Last year, organizational behavior scientist and author Tom Peters told the Knowledge at Wharton podcast “It is more important than ever to train people … I call training ‘investment number one.’ I believe it entirely. Differentiation is always possible — in a six-person organization, or in a 60,000-person organization.”
Even though training should be “investment number one,” and enterprise training spend exceeds $300 billion globally, few learning and development (L&D) functions have a plan for how they will meet business goals. Even fewer organizations evaluate their progress against their strategic goals.
In fact, few senior executives can answer the question, “How much are you spending on training?” Even fewer can answer, “What value are you gaining from your training investment?”
Running training like a business helps L&D organizations generate clear business value through everything they do. It means a transformation from a sluggish cost center to an agile, valuable and flexible cost service that internal customers gladly pay for. It means understanding that line executives are training’s customers, and their needs and goals must be the top priority. It means applying the same high standards to training — both in how it operates and what it produces for customers — that apply to manufacturing, sales and other disciplines.
Running training like a business deliberately and immediately reconnects training to core business objectives, creating a training organization that:
- Focuses on meeting business needs, not just on conveying content.
- Measures success by its customers’ success.
- Operates on a variable-cost basis, where the customer pays for use.
- Achieves a high level of operational efficiency.
- Never stops improving.
Forward-thinking companies have reinvented their training organizations around the concept of running training like a business — and they have tangible successes to show for it. These corporations now know what they are spending on training and what that investment yields.

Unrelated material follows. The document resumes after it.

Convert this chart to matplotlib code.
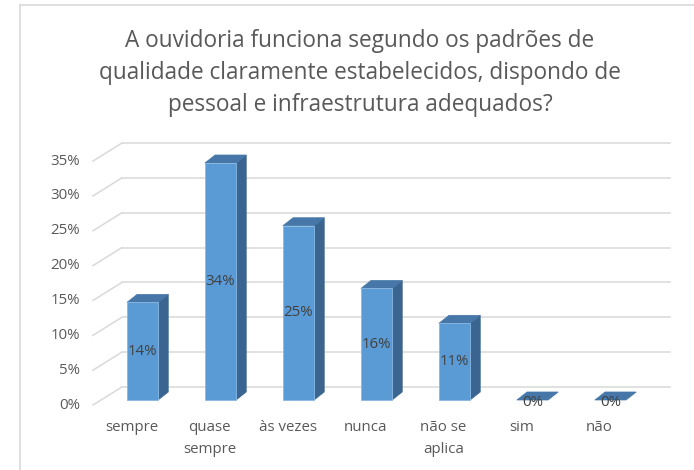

While running training like a business may not be easy, the view is worth the climb. Organizations can start their journey with a short self-assessment of where they are today. This self-assessment measures an organization’s learning and development capability maturity on 11 key factors:
- Business linkage
- Measurable impact/return on investment (ROI)
- Pay for use
- Learning resources
- Access and service
- Operational excellence
- Competitive advantage
The assessment then scores the L&D organization on these key factors, giving them a starting point to understand their strengths and weaknesses and prioritize improvements.